## EXERCISE REQUIREMENTS
Retype, word for word, the lines between the ones holding "Generate a Python" and "from matplotlib.lines import Line2D", inclusive; pictures stay out of the copy.

## MATERIAL
------

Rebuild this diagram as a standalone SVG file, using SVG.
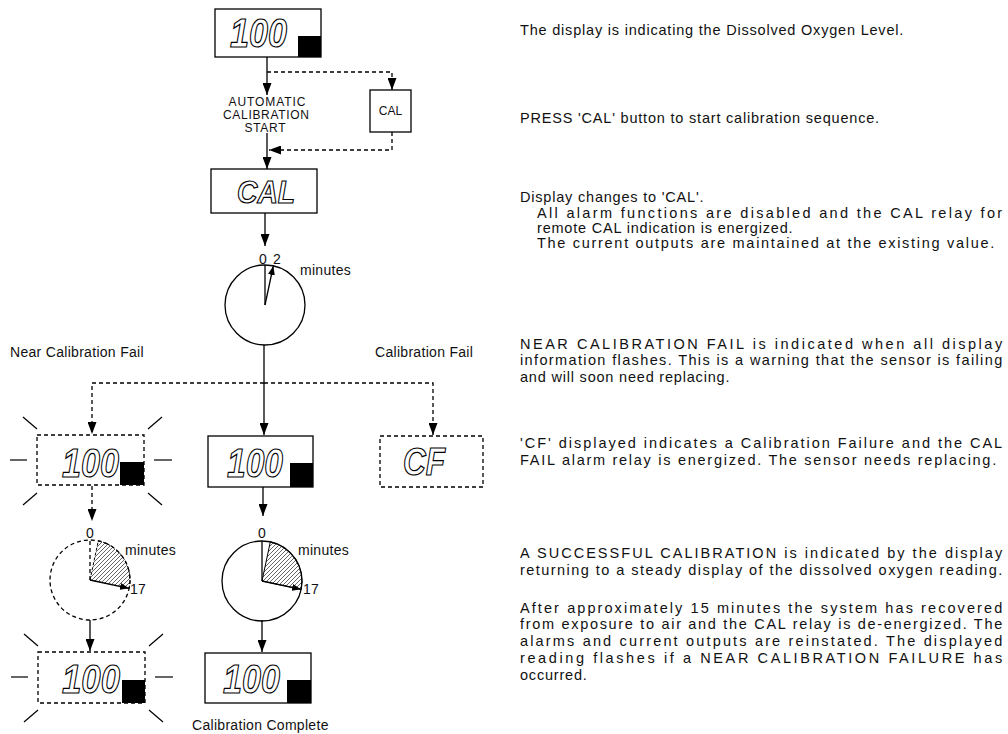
<svg xmlns="http://www.w3.org/2000/svg" width="1008" height="734" viewBox="0 0 1008 734">
<style>
.box{fill:#fff;stroke:#000;stroke-width:1.3}
.dbox{fill:#fff;stroke:#000;stroke-width:1.3;stroke-dasharray:4 3}
.sq{fill:#000}
.seg{font-family:"Liberation Sans",Arial,sans-serif;font-style:italic;font-weight:bold;fill:#fff;stroke:#000;stroke-width:1.2}
.ln{fill:none;stroke:#000;stroke-width:1.3}
.dl{fill:none;stroke:#000;stroke-width:1.3;stroke-dasharray:4 3}
.t{font-family:"Liberation Sans",Arial,sans-serif;font-size:14.5px;letter-spacing:0.8px;fill:#111}
.s{font-family:"Liberation Sans",Arial,sans-serif;font-size:14px;letter-spacing:0.3px;fill:#111}
.c{font-family:"Liberation Sans",Arial,sans-serif;font-size:12px;fill:#111;text-anchor:middle}
.ray{stroke:#000;stroke-width:1.2}
</style>
<defs>
<marker id="ah" markerUnits="userSpaceOnUse" markerWidth="12" markerHeight="9" refX="12" refY="4.5" orient="auto">
<path d="M0,0 L12,4.5 L0,9 z" fill="#000"/>
</marker>
<marker id="hh" markerUnits="userSpaceOnUse" markerWidth="9" markerHeight="7" refX="9" refY="3.5" orient="auto">
<path d="M0,0 L9,3.5 L0,7 z" fill="#000"/>
</marker>
<pattern id="hatch" patternUnits="userSpaceOnUse" width="4" height="4">
<path d="M-1,1 l2,-2 M0,4 l4,-4 M3,5 l2,-2" stroke="#000" stroke-width="0.6"/>
</pattern>
<g id="rays">
<line class="ray" x1="10" y1="460" x2="27" y2="460"/>
<line class="ray" x1="154" y1="460" x2="172" y2="460"/>
<line class="ray" x1="23" y1="417" x2="37" y2="429"/>
<line class="ray" x1="148" y1="429" x2="162" y2="417"/>
<line class="ray" x1="23" y1="505" x2="37" y2="493"/>
<line class="ray" x1="148" y1="493" x2="162" y2="505"/>
</g>
</defs>
<rect width="1008" height="734" fill="#fff"/>

<g id="connectors">
<line class="ln" x1="267" y1="57" x2="267" y2="95" marker-end="url(#ah)"/>
<line class="ln" x1="267" y1="133" x2="267" y2="169" marker-end="url(#ah)"/>
<polyline class="dl" points="267,72 392,72 392,90" marker-end="url(#ah)"/>
<polyline class="dl" points="392,132 392,150 269,150" marker-end="url(#ah)"/>
<line class="ln" x1="265" y1="213" x2="265" y2="246" marker-end="url(#ah)"/>
<line class="ln" x1="264" y1="345" x2="264" y2="435" marker-end="url(#ah)"/>
<polyline class="dl" points="264,383 92,383 92,434" marker-end="url(#ah)"/>
<polyline class="dl" points="264,383 433,383 433,435" marker-end="url(#ah)"/>
<line class="dl" x1="92" y1="486" x2="92" y2="521" marker-end="url(#ah)"/>
<line class="ln" x1="90" y1="620" x2="90" y2="651" marker-end="url(#ah)"/>
<line class="ln" x1="263" y1="487" x2="263" y2="516" marker-end="url(#ah)"/>
<line class="ln" x1="262" y1="620" x2="262" y2="652" marker-end="url(#ah)"/>
</g>

<g id="label-auto">
<text class="c" x="267" y="106" textLength="77" lengthAdjust="spacing">AUTOMATIC</text>
<text class="c" x="266" y="119" textLength="86" lengthAdjust="spacing">CALIBRATION</text>
<text class="c" x="265" y="132" textLength="41" lengthAdjust="spacing">START</text>
</g>

<g id="display-top">
<rect class="box" x="215" y="9" width="106" height="48"/>
<text class="seg" x="230" y="47" font-size="40" textLength="57" lengthAdjust="spacingAndGlyphs">100</text>
<rect class="sq" x="298" y="36" width="23" height="21"/>
</g>

<g id="cal-button">
<rect class="box" x="370" y="90" width="41" height="42"/>
<text class="c" x="390.5" y="115">CAL</text>
</g>

<g id="display-cal">
<rect class="box" x="211" y="169" width="106" height="44"/>
<text class="seg" x="237" y="203" font-size="32" textLength="58" lengthAdjust="spacingAndGlyphs">CAL</text>
</g>

<g id="clock-start">
<circle class="ln" cx="265" cy="305" r="40"/>
<line class="ln" x1="265" y1="305" x2="265" y2="265"/>
<line class="ln" x1="265" y1="305" x2="273.3" y2="266" marker-end="url(#hh)"/>
<text class="s" x="259" y="264" textLength="22" lengthAdjust="spacing">0 2</text>
<text class="s" x="300" y="275">minutes</text>
</g>

<g id="label-near"><text class="s" x="10" y="357">Near Calibration Fail</text></g>
<g id="label-fail"><text class="s" x="375" y="357">Calibration Fail</text></g>

<g id="display-near">
<use href="#rays"/>
<rect class="dbox" x="37" y="435" width="107" height="50"/>
<text class="seg" x="62" y="477" font-size="41" textLength="57" lengthAdjust="spacingAndGlyphs">100</text>
<rect class="sq" x="120" y="462" width="24" height="23"/>
</g>

<g id="display-mid">
<rect class="box" x="208" y="436" width="105" height="51"/>
<text class="seg" x="227" y="477" font-size="41" textLength="56" lengthAdjust="spacingAndGlyphs">100</text>
<rect class="sq" x="290" y="463" width="23" height="24"/>
</g>

<g id="display-cf">
<rect class="dbox" x="380" y="436" width="103" height="51"/>
<text class="seg" x="403" y="475" font-size="38" textLength="42" lengthAdjust="spacingAndGlyphs">CF</text>
</g>

<g id="clock-near">
<path d="M90,580 L98.3,540.9 A40,40 0 0 1 129.1,588.3 Z" fill="url(#hatch)" stroke="#000" stroke-width="1" stroke-dasharray="3 2"/>
<circle class="dl" cx="90" cy="580" r="40"/>
<line class="dl" x1="90" y1="580" x2="90" y2="540"/>
<line class="ln" x1="90" y1="580" x2="129" y2="588.3" marker-end="url(#hh)"/>
<text class="s" x="86" y="538">0</text>
<text class="s" x="125" y="555">minutes</text>
<text class="s" x="130" y="594">17</text>
</g>

<g id="clock-mid">
<path d="M262,581 L270.3,541.9 A40,40 0 0 1 301.1,589.3 Z" fill="url(#hatch)" stroke="#000" stroke-width="1"/>
<circle class="ln" cx="262" cy="581" r="40"/>
<line class="ln" x1="262" y1="581" x2="262" y2="541"/>
<line class="ln" x1="262" y1="581" x2="301" y2="589.3" marker-end="url(#hh)"/>
<text class="s" x="258" y="538">0</text>
<text class="s" x="298" y="555">minutes</text>
<text class="s" x="303" y="594">17</text>
</g>

<g id="display-near-end">
<use href="#rays" transform="translate(1,217)"/>
<rect class="dbox" x="38" y="652" width="107" height="51"/>
<text class="seg" x="62" y="693" font-size="41" textLength="58" lengthAdjust="spacingAndGlyphs">100</text>
<rect class="sq" x="122" y="680" width="23" height="23"/>
</g>

<g id="display-complete">
<rect class="box" x="205" y="653" width="106" height="50"/>
<text class="seg" x="223" y="693" font-size="41" textLength="57" lengthAdjust="spacingAndGlyphs">100</text>
<rect class="sq" x="287" y="680" width="24" height="23"/>
<text class="s" x="192" y="730">Calibration Complete</text>
</g>

<g id="descriptions">
<text class="t" x="520" y="35">The display is indicating the Dissolved Oxygen Level.</text>
<text class="t" x="520" y="123">PRESS 'CAL' button to start calibration sequence.</text>
<text class="t" x="520" y="202">Display changes to 'CAL'.</text>
<text class="t" x="537" y="218" textLength="466" lengthAdjust="spacing">All alarm functions are disabled and the CAL relay for</text>
<text class="t" x="537" y="233">remote CAL indication is energized.</text>
<text class="t" x="537" y="248" textLength="458" lengthAdjust="spacing">The current outputs are maintained at the existing value.</text>
<text class="t" x="520" y="349" textLength="483" lengthAdjust="spacing">NEAR CALIBRATION FAIL is indicated when all display</text>
<text class="t" x="520" y="365" textLength="483" lengthAdjust="spacing">information flashes. This is a warning that the sensor is failing</text>
<text class="t" x="520" y="382">and will soon need replacing.</text>
<text class="t" x="520" y="448" textLength="483" lengthAdjust="spacing">'CF' displayed indicates a Calibration Failure and the CAL</text>
<text class="t" x="520" y="465" textLength="477" lengthAdjust="spacing">FAIL alarm relay is energized. The sensor needs replacing.</text>
<text class="t" x="520" y="558" textLength="483" lengthAdjust="spacing">A SUCCESSFUL CALIBRATION is indicated by the display</text>
<text class="t" x="520" y="575" textLength="483" lengthAdjust="spacing">returning to a steady display of the dissolved oxygen reading.</text>
<text class="t" x="520" y="613" textLength="483" lengthAdjust="spacing">After approximately 15 minutes the system has recovered</text>
<text class="t" x="520" y="629" textLength="483" lengthAdjust="spacing">from exposure to air and the CAL relay is de-energized. The</text>
<text class="t" x="520" y="646" textLength="483" lengthAdjust="spacing">alarms and current outputs are reinstated. The displayed</text>
<text class="t" x="520" y="663" textLength="483" lengthAdjust="spacing">reading flashes if a NEAR CALIBRATION FAILURE has</text>
<text class="t" x="520" y="680">occurred.</text>
</g>
</svg>
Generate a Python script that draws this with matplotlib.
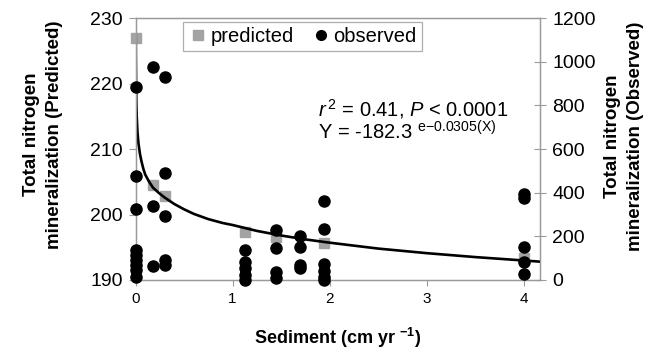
import matplotlib
matplotlib.use("Agg")
import matplotlib.pyplot as plt
from matplotlib.lines import Line2D

plt.rcParams['font.family'] = ['Liberation Sans', 'DejaVu Sans']
plt.rcParams['mathtext.fontset'] = 'custom'
plt.rcParams['mathtext.rm'] = 'Liberation Sans'
plt.rcParams['mathtext.it'] = 'Liberation Sans:italic'
plt.rcParams['mathtext.bf'] = 'Liberation Sans:bold'

# predicted values (left axis)
pred_x = [0, 0.18, 0.30, 1.13, 1.45, 1.94, 4.0]
pred_y = [227.0, 204.5, 202.8, 197.4, 196.6, 195.6, 193.3]

# observed values (right axis), grouped by sediment rate
obs_x = [0]*9 + [0.18]*3 + [0.30]*5 + [1.13]*5 + [1.45]*4 + [1.69]*4 + [1.94]*6 + [4.0]*5
obs_y = [885, 476, 325, 137, 115, 92, 69, 46, 14,
         976, 339, 64,
         931, 491, 293, 92, 69,
         137, 84, 53, 23, 0,
         229, 145, 38, 8,
         202, 153, 69, 54,
         362, 234, 73, 41, 14, 0,
         394, 374, 153, 84, 27]

# fitted trend line
fit_x = [0.002, 0.003, 0.005, 0.008, 0.012, 0.02, 0.03, 0.045, 0.06, 0.08, 0.1, 0.14, 0.18, 0.24, 0.3,
         0.4, 0.5, 0.6, 0.75, 0.9, 1.0, 1.25, 1.5, 1.75, 2.0, 2.5, 3.0, 3.5, 4.17]
fit_y = [227.5, 224.5, 220.5, 217.2, 215.0, 212.6, 210.9, 209.3, 208.2, 207.0, 206.1, 205.0, 204.1, 203.3, 202.6,
         201.6, 200.8, 200.1, 199.3, 198.7, 198.4, 197.5, 196.8, 196.2, 195.7, 194.8, 194.1, 193.5, 192.8]

fig = plt.figure(figsize=(6.58, 3.56), dpi=100)
ax = fig.add_axes([0.206, 0.2135, 0.615, 0.7355])
ax2 = ax.twinx()

ax.plot(pred_x, pred_y, "s", color="#a3a3a3", markersize=7, zorder=3, clip_on=False)
ax.plot(fit_x, fit_y, "-", color="black", linewidth=1.9, zorder=4)
ax2.plot(obs_x, obs_y, "o", color="black", markersize=8, zorder=5, clip_on=False)

ax.set_xlim(0, 4.17)
ax.set_ylim(190, 230)
ax2.set_ylim(0, 1200)
ax.set_xticks([0, 1, 2, 3, 4])
ax.set_yticks([190, 200, 210, 220, 230])
ax2.set_yticks([0, 200, 400, 600, 800, 1000, 1200])

for a in (ax, ax2):
    for s in a.spines.values():
        s.set_color("#9a9a9a")
        s.set_linewidth(0.9)
ax.tick_params(axis="y", direction="out", length=5, color="#9a9a9a", labelsize=14, pad=4)
ax.tick_params(axis="x", direction="out", length=4, color="#9a9a9a", labelsize=11, pad=5)
ax2.tick_params(axis="y", direction="inout", length=9, color="#9a9a9a", labelsize=14, pad=4)

ax.set_xlabel("Sediment (cm yr $^{\\mathbf{-1}}$)", fontsize=13, fontweight="bold")
ax.xaxis.set_label_coords(0.5, -0.175)
ax.set_ylabel("Total nitrogen\nmineralization (Predicted)", fontsize=13.5, fontweight="bold",
              linespacing=1.45)
ax.yaxis.set_label_coords(-0.18, 0.555)
ax2.set_ylabel("Total nitrogen\nmineralization (Observed)", fontsize=13.5, fontweight="bold",
               rotation=90, linespacing=1.45)
ax2.yaxis.set_label_coords(1.158, 0.55)

ax.text(0.45, 0.625, "$\\it{r}^{\\,2}$ = 0.41, $\\it{P}$ < 0.0001", transform=ax.transAxes, fontsize=14.5)
ax.text(0.45, 0.535, "Y = -182.3 $^{\\mathrm{e{-}0.0305(X)}}$", transform=ax.transAxes, fontsize=14.5)

handles = [Line2D([], [], marker="s", color="#a3a3a3", linestyle="none", markersize=7),
           Line2D([], [], marker="o", color="black", linestyle="none", markersize=7)]
leg = ax2.legend(handles, ["predicted", "observed"], ncol=2, loc="upper left",
                 bbox_to_anchor=(0.117, 0.985), borderaxespad=0, frameon=True, fancybox=False,
                 fontsize=14.5, handletextpad=0.15, columnspacing=0.8, handlelength=1.0,
                 borderpad=0.25)
leg.get_frame().set_edgecolor("#9a9a9a")
leg.get_frame().set_linewidth(0.9)

fig.savefig("out.png", dpi=100)
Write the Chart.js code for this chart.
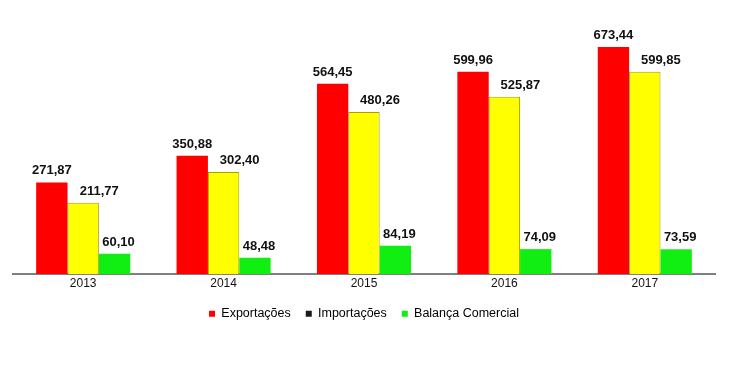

------

## TASK ANSWER
Generate a Python script that draws this with matplotlib.
import matplotlib
matplotlib.use("Agg")
import matplotlib.pyplot as plt
from matplotlib.lines import Line2D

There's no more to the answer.